### Dataset excerpt

--

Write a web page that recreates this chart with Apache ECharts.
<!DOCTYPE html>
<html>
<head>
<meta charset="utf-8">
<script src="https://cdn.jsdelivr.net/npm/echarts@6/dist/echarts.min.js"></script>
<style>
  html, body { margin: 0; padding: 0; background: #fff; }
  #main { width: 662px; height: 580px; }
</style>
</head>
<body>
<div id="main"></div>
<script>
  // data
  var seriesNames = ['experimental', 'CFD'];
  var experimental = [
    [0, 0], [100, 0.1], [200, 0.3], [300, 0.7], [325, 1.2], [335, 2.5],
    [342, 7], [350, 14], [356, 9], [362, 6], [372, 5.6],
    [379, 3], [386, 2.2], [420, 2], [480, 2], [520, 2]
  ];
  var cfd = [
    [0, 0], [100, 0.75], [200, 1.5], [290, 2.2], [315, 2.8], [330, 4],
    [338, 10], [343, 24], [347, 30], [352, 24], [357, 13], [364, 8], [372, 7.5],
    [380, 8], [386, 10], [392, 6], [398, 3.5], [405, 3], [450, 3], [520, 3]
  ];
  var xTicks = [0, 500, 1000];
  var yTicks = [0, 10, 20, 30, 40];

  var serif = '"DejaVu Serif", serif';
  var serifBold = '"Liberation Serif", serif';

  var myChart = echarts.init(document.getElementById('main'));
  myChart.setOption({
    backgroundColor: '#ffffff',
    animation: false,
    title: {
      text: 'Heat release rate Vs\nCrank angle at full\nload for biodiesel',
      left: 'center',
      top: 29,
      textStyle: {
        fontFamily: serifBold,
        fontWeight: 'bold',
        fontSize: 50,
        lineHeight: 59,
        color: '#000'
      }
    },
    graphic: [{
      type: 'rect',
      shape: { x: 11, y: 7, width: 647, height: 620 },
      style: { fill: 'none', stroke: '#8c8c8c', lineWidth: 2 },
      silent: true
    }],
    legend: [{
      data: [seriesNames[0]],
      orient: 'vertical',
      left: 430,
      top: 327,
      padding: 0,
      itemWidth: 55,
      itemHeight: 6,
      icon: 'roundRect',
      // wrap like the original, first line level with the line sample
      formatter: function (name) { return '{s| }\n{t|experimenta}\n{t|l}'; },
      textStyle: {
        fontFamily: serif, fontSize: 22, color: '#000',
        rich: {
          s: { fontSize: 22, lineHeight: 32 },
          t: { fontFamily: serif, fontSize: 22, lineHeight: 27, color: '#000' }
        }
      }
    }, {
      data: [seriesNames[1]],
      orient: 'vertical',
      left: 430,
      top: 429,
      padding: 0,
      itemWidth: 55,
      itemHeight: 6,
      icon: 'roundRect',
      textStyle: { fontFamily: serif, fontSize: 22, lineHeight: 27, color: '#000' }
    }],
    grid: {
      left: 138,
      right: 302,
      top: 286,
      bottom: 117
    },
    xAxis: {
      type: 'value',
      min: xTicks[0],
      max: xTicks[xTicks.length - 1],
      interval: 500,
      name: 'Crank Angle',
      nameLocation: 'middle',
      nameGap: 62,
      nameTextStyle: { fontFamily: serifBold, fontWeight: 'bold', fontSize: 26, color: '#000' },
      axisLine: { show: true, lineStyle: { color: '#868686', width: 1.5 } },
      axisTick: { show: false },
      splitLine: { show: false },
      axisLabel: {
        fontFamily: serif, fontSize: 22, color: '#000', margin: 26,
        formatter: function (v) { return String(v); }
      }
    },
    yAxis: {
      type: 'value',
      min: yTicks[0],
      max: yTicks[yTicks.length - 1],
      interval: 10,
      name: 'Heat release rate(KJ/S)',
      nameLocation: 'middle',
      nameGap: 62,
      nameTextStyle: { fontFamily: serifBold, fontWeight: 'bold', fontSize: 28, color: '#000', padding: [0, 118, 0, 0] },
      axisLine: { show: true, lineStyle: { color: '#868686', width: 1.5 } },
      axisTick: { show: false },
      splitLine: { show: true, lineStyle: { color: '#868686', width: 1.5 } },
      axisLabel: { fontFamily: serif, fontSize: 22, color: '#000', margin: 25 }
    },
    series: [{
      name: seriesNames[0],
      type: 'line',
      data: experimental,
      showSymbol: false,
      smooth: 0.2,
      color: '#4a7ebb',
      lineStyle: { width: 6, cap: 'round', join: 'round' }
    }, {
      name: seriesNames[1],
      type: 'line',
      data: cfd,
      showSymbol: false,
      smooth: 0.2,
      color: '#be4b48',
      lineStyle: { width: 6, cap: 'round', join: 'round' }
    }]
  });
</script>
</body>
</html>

--

### Prompt
Extract all of the data shown above without alteration.

### Correct result
Write a web page that recreates this chart with Apache ECharts.
<!DOCTYPE html>
<html>
<head>
<meta charset="utf-8">
<script src="https://cdn.jsdelivr.net/npm/echarts@6/dist/echarts.min.js"></script>
<style>
  html, body { margin: 0; padding: 0; background: #fff; }
  #main { width: 662px; height: 580px; }
</style>
</head>
<body>
<div id="main"></div>
<script>
  // data
  var seriesNames = ['experimental', 'CFD'];
  var experimental = [
    [0, 0], [100, 0.1], [200, 0.3], [300, 0.7], [325, 1.2], [335, 2.5],
    [342, 7], [350, 14], [356, 9], [362, 6], [372, 5.6],
    [379, 3], [386, 2.2], [420, 2], [480, 2], [520, 2]
  ];
  var cfd = [
    [0, 0], [100, 0.75], [200, 1.5], [290, 2.2], [315, 2.8], [330, 4],
    [338, 10], [343, 24], [347, 30], [352, 24], [357, 13], [364, 8], [372, 7.5],
    [380, 8], [386, 10], [392, 6], [398, 3.5], [405, 3], [450, 3], [520, 3]
  ];
  var xTicks = [0, 500, 1000];
  var yTicks = [0, 10, 20, 30, 40];

  var serif = '"DejaVu Serif", serif';
  var serifBold = '"Liberation Serif", serif';

  var myChart = echarts.init(document.getElementById('main'));
  myChart.setOption({
    backgroundColor: '#ffffff',
    animation: false,
    title: {
      text: 'Heat release rate Vs\nCrank angle at full\nload for biodiesel',
      left: 'center',
      top: 29,
      textStyle: {
        fontFamily: serifBold,
        fontWeight: 'bold',
        fontSize: 50,
        lineHeight: 59,
        color: '#000'
      }
    },
    graphic: [{
      type: 'rect',
      shape: { x: 11, y: 7, width: 647, height: 620 },
      style: { fill: 'none', stroke: '#8c8c8c', lineWidth: 2 },
      silent: true
    }],
    legend: [{
      data: [seriesNames[0]],
      orient: 'vertical',
      left: 430,
      top: 327,
      padding: 0,
      itemWidth: 55,
      itemHeight: 6,
      icon: 'roundRect',
      // wrap like the original, first line level with the line sample
      formatter: function (name) { return '{s| }\n{t|experimenta}\n{t|l}'; },
      textStyle: {
        fontFamily: serif, fontSize: 22, color: '#000',
        rich: {
          s: { fontSize: 22, lineHeight: 32 },
          t: { fontFamily: serif, fontSize: 22, lineHeight: 27, color: '#000' }
        }
      }
    }, {
      data: [seriesNames[1]],
      orient: 'vertical',
      left: 430,
      top: 429,
      padding: 0,
      itemWidth: 55,
      itemHeight: 6,
      icon: 'roundRect',
      textStyle: { fontFamily: serif, fontSize: 22, lineHeight: 27, color: '#000' }
    }],
    grid: {
      left: 138,
      right: 302,
      top: 286,
      bottom: 117
    },
    xAxis: {
      type: 'value',
      min: xTicks[0],
      max: xTicks[xTicks.length - 1],
      interval: 500,
      name: 'Crank Angle',
      nameLocation: 'middle',
      nameGap: 62,
      nameTextStyle: { fontFamily: serifBold, fontWeight: 'bold', fontSize: 26, color: '#000' },
      axisLine: { show: true, lineStyle: { color: '#868686', width: 1.5 } },
      axisTick: { show: false },
      splitLine: { show: false },
      axisLabel: {
        fontFamily: serif, fontSize: 22, color: '#000', margin: 26,
        formatter: function (v) { return String(v); }
      }
    },
    yAxis: {
      type: 'value',
      min: yTicks[0],
      max: yTicks[yTicks.length - 1],
      interval: 10,
      name: 'Heat release rate(KJ/S)',
      nameLocation: 'middle',
      nameGap: 62,
      nameTextStyle: { fontFamily: serifBold, fontWeight: 'bold', fontSize: 28, color: '#000', padding: [0, 118, 0, 0] },
      axisLine: { show: true, lineStyle: { color: '#868686', width: 1.5 } },
      axisTick: { show: false },
      splitLine: { show: true, lineStyle: { color: '#868686', width: 1.5 } },
      axisLabel: { fontFamily: serif, fontSize: 22, color: '#000', margin: 25 }
    },
    series: [{
      name: seriesNames[0],
      type: 'line',
      data: experimental,
      showSymbol: false,
      smooth: 0.2,
      color: '#4a7ebb',
      lineStyle: { width: 6, cap: 'round', join: 'round' }
    }, {
      name: seriesNames[1],
      type: 'line',
      data: cfd,
      showSymbol: false,
      smooth: 0.2,
      color: '#be4b48',
      lineStyle: { width: 6, cap: 'round', join: 'round' }
    }]
  });
</script>
</body>
</html>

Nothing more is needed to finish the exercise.